Com a excepção do Sol e da Lua, todos os planetas têm, para além do movimento sobre o deferente, um movimento sobre um epiciclo, que explica os movimentos retrógrados. O tipo de esquema geométrico exposto na Figura 39 acontece em algumas das esferas da machina do mundo, mas cada um com a sua métrica e velocidade próprias. Estas ideias são vitais para a compreensão de algumas observações feitas por Tétis.
7.2. Modelo geocêntrico: movimentos lentos
Já se referiu anteriormente o "movimento de precessão dos equinócios", que consiste no deslocamento do eixo de rotação da Terra sobre um cone cujo eixo se pode considerar uma direcção fixa no espaço. À luz do que se sabe hoje, este movimento tem um período de aproximadamente 26 000 anos. Por outro lado, no seu movimento sobre o cone, o eixo de rotação da Terra ainda oscila sobre uma circunferência, causando alguma perturbação no movimento de precessão dos equinócios. Este é o chamado "movimento de nutação", com um período de 18,6 anos (Figura 42).
Figura 42: Movimentos de precessão e nutação.
Hiparco (190 a.C.-120 a.C.) já conhecia o movimento de precessão dos equinócios, que ficou conhecido pelo nome de "movimento dos auges e das estrelas fixas". Mais tarde, Ptolomeu (90 d.C.-168 d.C.) deduziu que este movimento se devia a um movimento da oitava esfera e seria de um grau em cada cem anos. Uma revolução completa levaria 36.000 anos a realizar-se.
Por sua vez, o astrónomo Thebit Ben Chora (836-901) terá sido o primeiro a propor o movimento da trepidação para explicar variações no movimento das estrelas fixas em relação aos equinócios. Tratava-se de uma versão grosseira do hoje designado movimento de nutação.
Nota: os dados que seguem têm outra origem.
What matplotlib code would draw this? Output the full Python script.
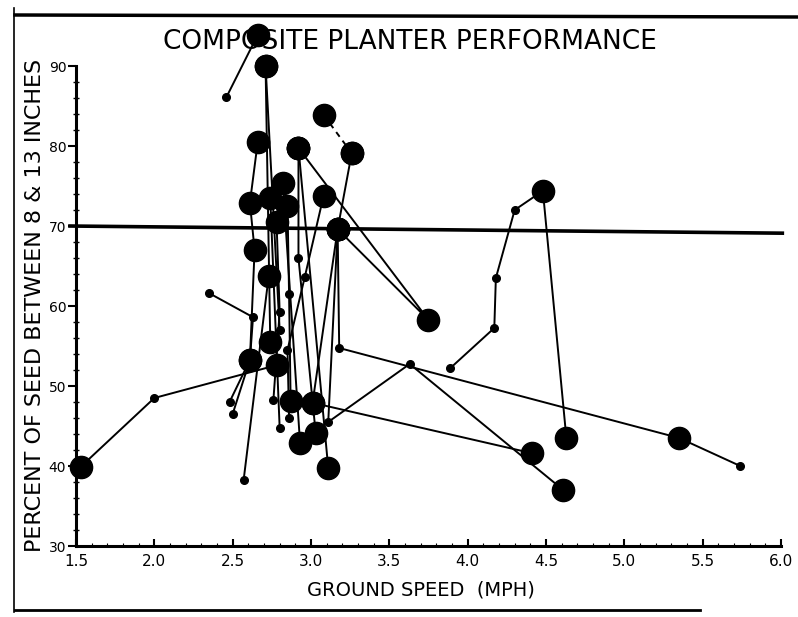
import matplotlib
matplotlib.use("Agg")
import matplotlib.pyplot as plt
from matplotlib.lines import Line2D
import numpy as np

plt.rcParams['font.family'] = ['DejaVu Sans']

title = "COMPOSITE PLANTER PERFORMANCE"
xlabel = "GROUND SPEED  (MPH)"
ylabel = "PERCENT OF SEED BETWEEN 8 & 13 INCHES"
xticks = [1.5, 2.0, 2.5, 3.0, 3.5, 4.0, 4.5, 5.0, 5.5, 6.0]
yticks = [30, 40, 50, 60, 70, 80, 90]
target_line = 70

# each series: speeds (x), percents (y), big-marker flags
s1_x = [1.53, 2.00, 2.78];             s1_y = [39.9, 48.5, 52.6];             s1_big = [1, 0, 1]
s2_x = [2.46, 2.66];                   s2_y = [86.1, 93.9];                   s2_big = [0, 1]
s3_x = [2.71, 2.74];                   s3_y = [90.0, 55.5];                   s3_big = [1, 1]
s4_x = [2.71, 2.80];                   s4_y = [90.0, 57.0];                   s4_big = [1, 0]
s5_x = [2.66, 2.61, 2.64, 2.61, 2.48]; s5_y = [80.5, 72.9, 67.0, 53.25, 48.0]; s5_big = [1, 1, 1, 1, 0]
s6_x = [2.35, 2.63, 2.61, 2.50];       s6_y = [61.6, 58.6, 53.25, 46.5];      s6_big = [0, 0, 1, 0]
s7_x = [3.08, 3.26];                   s7_y = [83.9, 79.1];                   s7_big = [1, 1]   # dashed
s8_x = [3.26, 3.17, 3.18, 5.35, 5.74]; s8_y = [79.1, 69.6, 54.75, 43.5, 40.0]; s8_big = [1, 1, 0, 1, 0]
s9_x = [2.92, 3.75, 3.17];             s9_y = [79.75, 58.25, 69.6];           s9_big = [1, 1, 1]
s10_x = [3.89, 4.17, 4.18, 4.30, 4.48, 4.63]
s10_y = [52.25, 57.25, 63.5, 72.0, 74.4, 43.5]
s10_big = [0, 0, 0, 0, 1, 1]
s11_x = [3.17, 3.11, 3.63, 4.61];      s11_y = [69.6, 45.5, 52.75, 37.0];     s11_big = [1, 0, 0, 1]
s12_x = [3.01, 4.41];                  s12_y = [47.9, 41.6];                  s12_big = [1, 1]
s13_x = [2.73, 2.57];                  s13_y = [63.75, 38.25];                s13_big = [1, 0]
s14_x = [2.82, 2.93];                  s14_y = [75.4, 42.9];                  s14_big = [1, 1]
s15_x = [3.08, 2.96, 2.85, 2.86];      s15_y = [73.75, 63.6, 54.5, 46.0];     s15_big = [1, 0, 0, 0]
s16_x = [2.85, 2.86, 2.87];            s16_y = [72.5, 61.5, 48.1];            s16_big = [1, 0, 1]
s17_x = [2.78, 2.80, 2.76];            s17_y = [70.5, 59.25, 48.25];          s17_big = [1, 0, 0]
s18_x = [2.74, 2.80];                  s18_y = [73.5, 44.75];                 s18_big = [1, 0]
s19_x = [2.92, 2.92, 3.03];            s19_y = [79.75, 66.0, 44.1];           s19_big = [1, 0, 1]
s20_x = [2.92, 3.11];                  s20_y = [79.75, 39.75];                s20_big = [1, 1]
s21_x = [3.17, 3.01];                  s21_y = [69.6, 47.9];                  s21_big = [1, 1]

series = [
    (s1_x, s1_y, s1_big, '-'), (s2_x, s2_y, s2_big, '-'), (s3_x, s3_y, s3_big, '-'),
    (s4_x, s4_y, s4_big, '-'), (s5_x, s5_y, s5_big, '-'), (s6_x, s6_y, s6_big, '-'),
    (s7_x, s7_y, s7_big, '--'), (s8_x, s8_y, s8_big, '-'), (s9_x, s9_y, s9_big, '-'),
    (s10_x, s10_y, s10_big, '-'), (s11_x, s11_y, s11_big, '-'), (s12_x, s12_y, s12_big, '-'),
    (s13_x, s13_y, s13_big, '-'), (s14_x, s14_y, s14_big, '-'), (s15_x, s15_y, s15_big, '-'),
    (s16_x, s16_y, s16_big, '-'), (s17_x, s17_y, s17_big, '-'), (s18_x, s18_y, s18_big, '-'),
    (s19_x, s19_y, s19_big, '-'), (s20_x, s20_y, s20_big, '-'), (s21_x, s21_y, s21_big, '-'),
]

W, H = 798, 617
fig = plt.figure(figsize=(W / 100, H / 100), dpi=100)
ax = fig.add_axes([76 / W, 1 - 546 / H, (781 - 76) / W, (546 - 66) / H])

# target line
ax.plot([1.45, 6.02], [target_line, target_line - 0.9], color='black', lw=2.6,
        solid_capstyle='butt', clip_on=False, zorder=2)

for xs, ys, big, ls in series:
    ax.plot(xs, ys, color='black', lw=1.4, ls=ls, dashes=(3, 2.5) if ls == '--' else (None, None),
            clip_on=False, zorder=3)
    xs = np.asarray(xs); ys = np.asarray(ys); big = np.asarray(big, bool)
    ax.plot(xs[big], ys[big], 'o', ms=16, color='black', mec='black', clip_on=False, zorder=4)
    ax.plot(xs[~big], ys[~big], 'o', ms=5.5, color='black', clip_on=False, zorder=4)

ax.set_xlim(1.5, 6.0)
ax.set_ylim(30, 90)
ax.set_xticks(xticks)
ax.set_xticklabels([f"{v:.1f}" for v in xticks], fontsize=11)
ax.set_yticks(yticks)
ax.set_yticklabels([str(v) for v in yticks], fontsize=10)
ax.set_yticks(np.arange(30, 91, 2), minor=True)
ax.set_xticks(np.arange(1.5, 6.01, 0.1), minor=True)
ax.tick_params(axis='y', which='major', direction='out', length=6, width=1.5, pad=1)
ax.tick_params(axis='y', which='minor', direction='inout', length=4, width=1)
ax.tick_params(axis='x', which='major', direction='in', length=5, width=1.5, pad=6)
ax.tick_params(axis='x', which='minor', direction='in', length=2, width=0.8)
for s in ['top', 'right']:
    ax.spines[s].set_visible(False)
for s in ['left', 'bottom']:
    ax.spines[s].set_linewidth(2.2)

fig.text(410 / W, 1 - 42 / H, title, ha='center', va='center', fontsize=19)
fig.text(421 / W, 1 - 590 / H, xlabel, ha='center', va='center', fontsize=14)
fig.text(35 / W, 1 - 305 / H, ylabel, ha='center', va='center', fontsize=16, rotation=90)

# scanned page frame
fig.add_artist(Line2D([14 / W, 14 / W], [1 - 8 / H, 1 - 612 / H], color='black', lw=1.2))
fig.add_artist(Line2D([15 / W, 1.0], [1 - 15 / H, 1 - 17 / H], color='black', lw=2.5))
fig.add_artist(Line2D([15 / W, 700 / W], [1 - 610 / H, 1 - 610 / H], color='black', lw=2.0))

fig.savefig("out.png", dpi=100)
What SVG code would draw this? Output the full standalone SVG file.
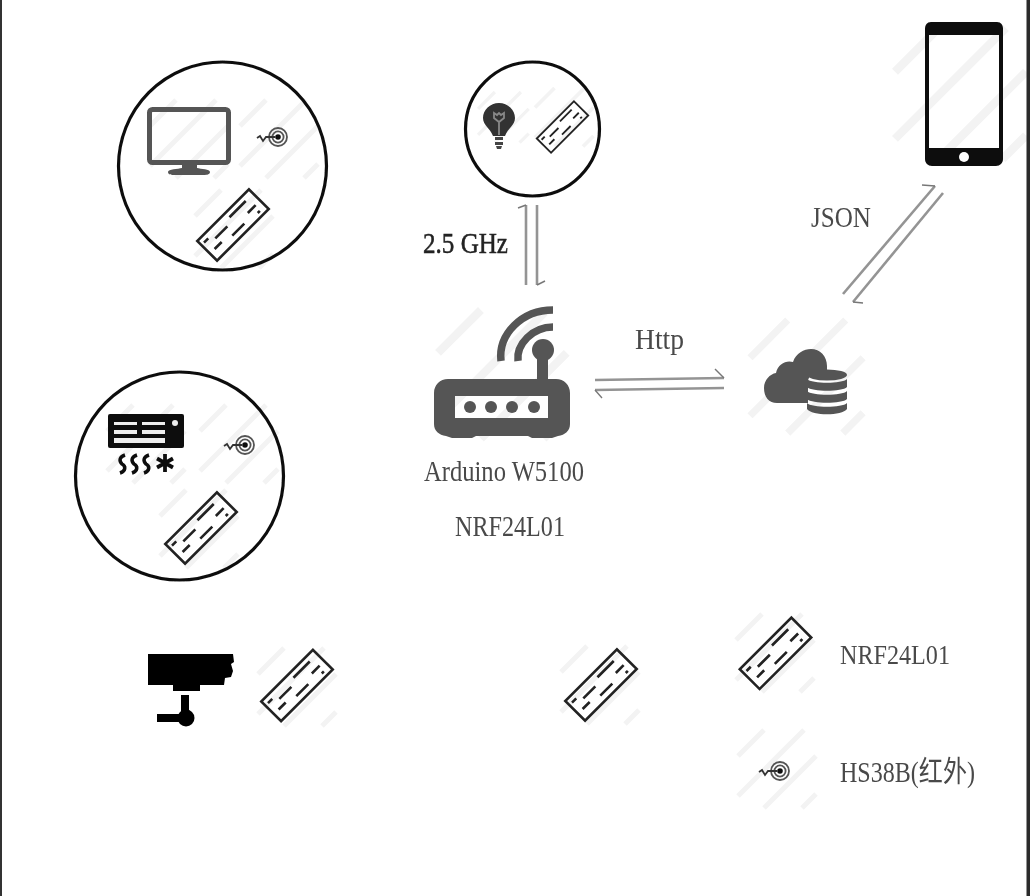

Sobre a temática dos movimentos lentos, diz o texto de Sacrobosco:
"(…) e porém elas [as esferas] sem embargo deste movimento [o movimento diurno] andam em contrário. A oitava esfera [move-se] em cem anos um grau (…)"
ao que Pedro Nunes acrescenta, corrigindo quer a duração de tal movimento, quer a esfera responsável por ele, indicados no texto de Sacrobosco:
"Isto segundo a opinião de Ptolomeu (...) este movimento de ocidente para oriente pela ordem dos signos pertence à nona esfera e não é 100 anos um grau, mas em 200 anos um grau e 28 minutos, de sorte que em 49 mil anos se cumpre a revolução. E o movimento próprio da oitava é o da trepidação que se faz em 7.000 anos."
Em resumo, para Pedro Nunes (e para Camões), a machina do mundo funciona da seguinte forma:
1) A décima esfera, que dá uma volta completa por dia, é a impulsionadora do movimento diurno (primeiro móbil), de oriente para ocidente;
2) A nona esfera, que se move de ocidente para oriente e que completa uma revolução em 49.000 anos, é a responsável pelo movimento dos auges e das estrelas fixas (segundo móbil).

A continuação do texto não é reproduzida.